[What is required]
Below is some material; set it all down exactly, apart from the pictures.

[Data provided]
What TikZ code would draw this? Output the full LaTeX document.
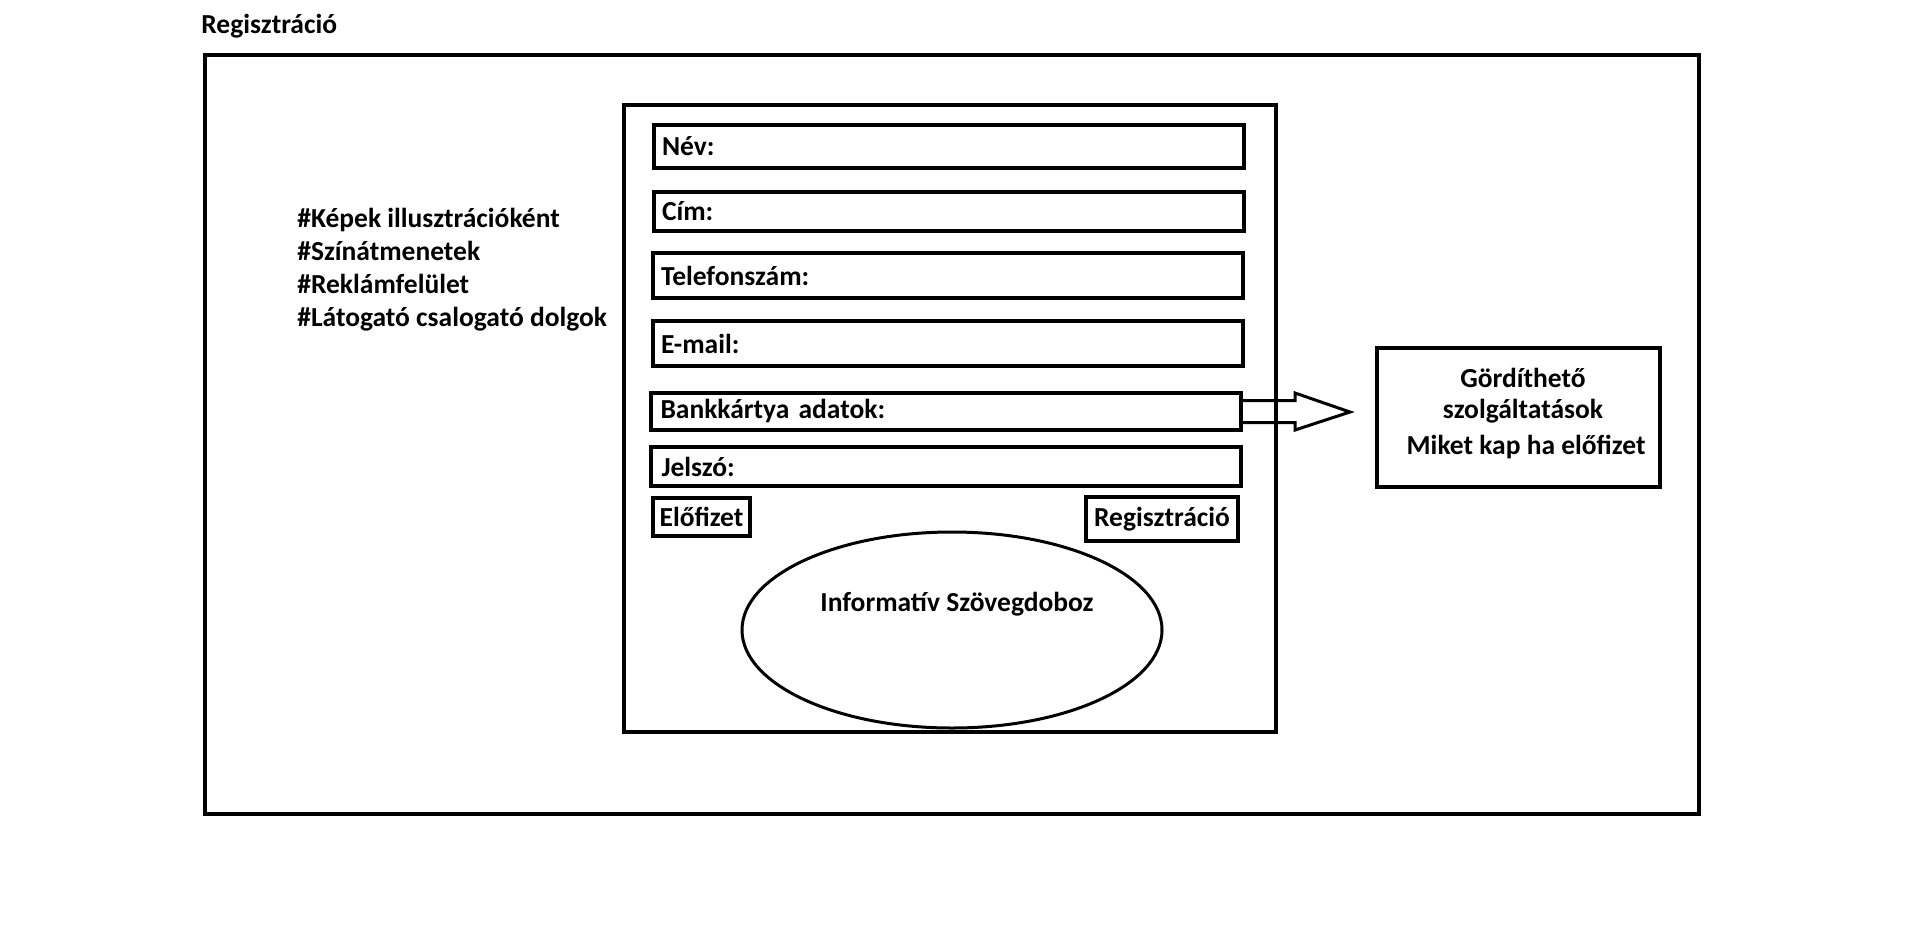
\documentclass[tikz,border=0pt]{standalone}
\usepackage{fontspec}
\setmainfont{Carlito}
\usetikzlibrary{calc}
\usetikzlibrary{shapes.geometric}

\begin{document}
\begin{tikzpicture}[x=1pt, y=-1pt,
    every node/.style={font=\fontsize{27.5}{33}\selectfont\bfseries, outer sep=0pt},
    box/.style={draw, line width=4pt, inner sep=0pt},
    field/.style={box, minimum height=#1, text width=574pt, inner xsep=8pt, align=left}]
    \useasboundingbox (0,0) rectangle (1914,927);

    % title
    \node[anchor=west] (title) at (198,26) {Regisztráció};

    % outer frame
    \node[box, minimum width=1494, minimum height=759] (page) at (952,434.5) {};

    % notes on the left
    \node[anchor=west, align=left] (notes) at (294,270)
      {\#Képek illusztrációként\\ \#Színátmenetek\\ \#Reklámfelület\\ \#Látogató csalogató dolgok};

    % the form
    \node[box, minimum width=652, minimum height=627] (form) at (950,418.5) {};

    \node[field=43] (nev)    at (949,146.5) {Név:};
    \node[field=39] (cim)    at (949,211.5) {Cím:};
    \node[field=45] (tel)    at (948,275.5) {Telefonszám:};
    \node[field=45] (email)  at (948,343.5) {E-mail:};
    \node[field=37, inner xsep=10pt, text width=570pt] (bank)   at (945.5,411.5) {Bankkártya adatok:};
    \node[field=39, inner xsep=11pt, text width=568pt] (jelszo) at (945.5,466.5) {Jelszó:};

    % buttons
    \node[box, minimum width=97, minimum height=38]  (elofizet) at (701.5,517) {Előfizet};
    \node[box, minimum width=152, minimum height=44] (regbtn)   at (1162,519) {Regisztráció};

    % info bubble
    \node[draw, ellipse, line width=3pt, minimum width=420, minimum height=196] (info) at (952,630) {};
    \node (infotext) at (957,604) {Informatív Szövegdoboz};

    % box on the right
    \node[box, minimum width=283, minimum height=139] (extras) at (1518.5,417.5) {};
    \node[align=center, font=\fontsize{27.5}{31}\selectfont\bfseries] (extrastext) at (1523,414)
      {Gördíthető\\szolgáltatások\\[5pt] \ Miket kap ha előfizet};

    % block arrow
    \coordinate (tip) at (1350,412);
    \draw[line width=3pt, line join=miter]
      ($(bank.east)+(0,-11)$) -- ++(54.5,0) -- ++(0,-7.5) -- (tip)
      -- ($(bank.east)+(54.5,18.5)$) -- ++(0,-7.5) -- ($(bank.east)+(0,11)$);
\end{tikzpicture}
\end{document}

[Task output]
What TikZ code would draw this? Output the full LaTeX document.
\documentclass[tikz,border=0pt]{standalone}
\usepackage{fontspec}
\setmainfont{Carlito}
\usetikzlibrary{calc}
\usetikzlibrary{shapes.geometric}

\begin{document}
\begin{tikzpicture}[x=1pt, y=-1pt,
    every node/.style={font=\fontsize{27.5}{33}\selectfont\bfseries, outer sep=0pt},
    box/.style={draw, line width=4pt, inner sep=0pt},
    field/.style={box, minimum height=#1, text width=574pt, inner xsep=8pt, align=left}]
    \useasboundingbox (0,0) rectangle (1914,927);

    % title
    \node[anchor=west] (title) at (198,26) {Regisztráció};

    % outer frame
    \node[box, minimum width=1494, minimum height=759] (page) at (952,434.5) {};

    % notes on the left
    \node[anchor=west, align=left] (notes) at (294,270)
      {\#Képek illusztrációként\\ \#Színátmenetek\\ \#Reklámfelület\\ \#Látogató csalogató dolgok};

    % the form
    \node[box, minimum width=652, minimum height=627] (form) at (950,418.5) {};

    \node[field=43] (nev)    at (949,146.5) {Név:};
    \node[field=39] (cim)    at (949,211.5) {Cím:};
    \node[field=45] (tel)    at (948,275.5) {Telefonszám:};
    \node[field=45] (email)  at (948,343.5) {E-mail:};
    \node[field=37, inner xsep=10pt, text width=570pt] (bank)   at (945.5,411.5) {Bankkártya adatok:};
    \node[field=39, inner xsep=11pt, text width=568pt] (jelszo) at (945.5,466.5) {Jelszó:};

    % buttons
    \node[box, minimum width=97, minimum height=38]  (elofizet) at (701.5,517) {Előfizet};
    \node[box, minimum width=152, minimum height=44] (regbtn)   at (1162,519) {Regisztráció};

    % info bubble
    \node[draw, ellipse, line width=3pt, minimum width=420, minimum height=196] (info) at (952,630) {};
    \node (infotext) at (957,604) {Informatív Szövegdoboz};

    % box on the right
    \node[box, minimum width=283, minimum height=139] (extras) at (1518.5,417.5) {};
    \node[align=center, font=\fontsize{27.5}{31}\selectfont\bfseries] (extrastext) at (1523,414)
      {Gördíthető\\szolgáltatások\\[5pt] \ Miket kap ha előfizet};

    % block arrow
    \coordinate (tip) at (1350,412);
    \draw[line width=3pt, line join=miter]
      ($(bank.east)+(0,-11)$) -- ++(54.5,0) -- ++(0,-7.5) -- (tip)
      -- ($(bank.east)+(54.5,18.5)$) -- ++(0,-7.5) -- ($(bank.east)+(0,11)$);
\end{tikzpicture}
\end{document}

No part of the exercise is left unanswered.